Building on the success of the Production Linked Scheme, an Employment Linked Scheme (ELI) should be launched for labour intensive sectors, providing incentives based on outcomes linked to employment generation. Some of the suggested sectors include tourism, logistics, retail, media and entertainment, toys, textiles and apparels, and wood-based industries. To address the issue of low female labour force participation rate in the country, higher incentives could be provided for women’s employment.

Further sector-specific interventions should be made for strengthening the competitiveness of these sectors to enable their growth.

Micro enterprises and self-employment need to be promoted. The successful PM-SVANidhi scheme for street vendors could be extended beyond December 2024 and be expanded to rural and semi-urban areas.
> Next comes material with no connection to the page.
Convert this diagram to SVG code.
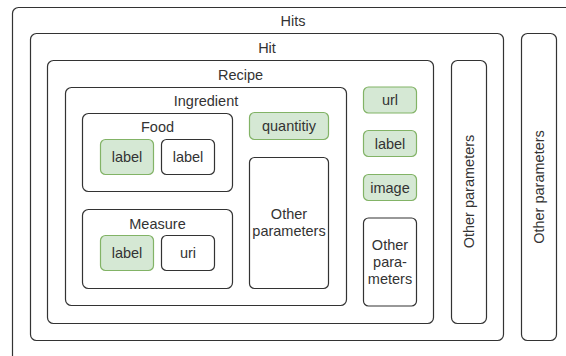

The government should promote micro enterprises like “Drone Didi”, which will also develop an ecosystem for technology induction in agriculture. Integrated rural business hubs for providing social infrastructure in clusters of villages along with a scheme for rural industrial parks to promote non-farm jobs could be launched.

India’s demographic dividend coincides with a global workforce shortage in many developed countries. Given the positive reputation of the Indian workforce worldwide and India’s strong relationships with many developed countries, a proactive approach towards facilitating access to overseas employment opportunities for Indian youth should be developed. The Budget could announce an International Mobility Authority to take up this agenda on a mission mode.

A mapping exercise should be conducted to identify countries facing labour shortages, the skills in demand, and their alignment with the skills available in India.

Based on this, country-specific interventions can be implemented to facilitate overseas employment opportunities.

Third, Indian industry has an important role in India’s growth and development and policy should foster its competitiveness enabling it to realise its true potential.

India’s share of global manufacturing and merchandise exports does not reflect the country’s potential. More work is needed on the EODB and CODB front. The past decade has witnessed significant improvements in many of these aspects. The Budget should build on these to further strengthen the competitiveness of Indian industry.

All approvals for industry, both from the Central government and the state governments, should be made in a time-bound manner through the digital National Single Window System. This should be applicable for approvals and compliances for setting up new businesses, for existing business and for winding up of an existing business. The thrust on the decriminalisation of business laws should continue.

To alleviate the legal burden on businesses, Alternate Dispute Resolution mechanisms should be adopted more widely, in conjunction with an increase in the number of dedicated courts and benches for resolving commercial disputes.

Innovative solutions to enhance accessibility of land such as land banks and land pools for industry are urgently needed. To reduce the cost of power and logistics, two major cost components for industry, a roadmap for eliminating the cross-subsidisation of power to other end users and railway passenger fares, by industry, should be outlined. The inclusion of fuels and electricity duty under GST is strongly recommended, which can significantly reduce the costs for industry.

To make manufacturing future-ready two missions could be launched, a Mission on Advanced Manufacturing and a Mission on Advanced Materials. The future of manufacturing is green, hence sectoral roadmaps for achieving Net Zero should be prepared.

R&D is key for industrial competitiveness. For this the operationalisation of the Rs I lakh crore fund for encouraging R&D in the private sector, announced in the Interim Union Budget 2024-25, should be expedited and should be done in consultation with the end user -- that is, industry.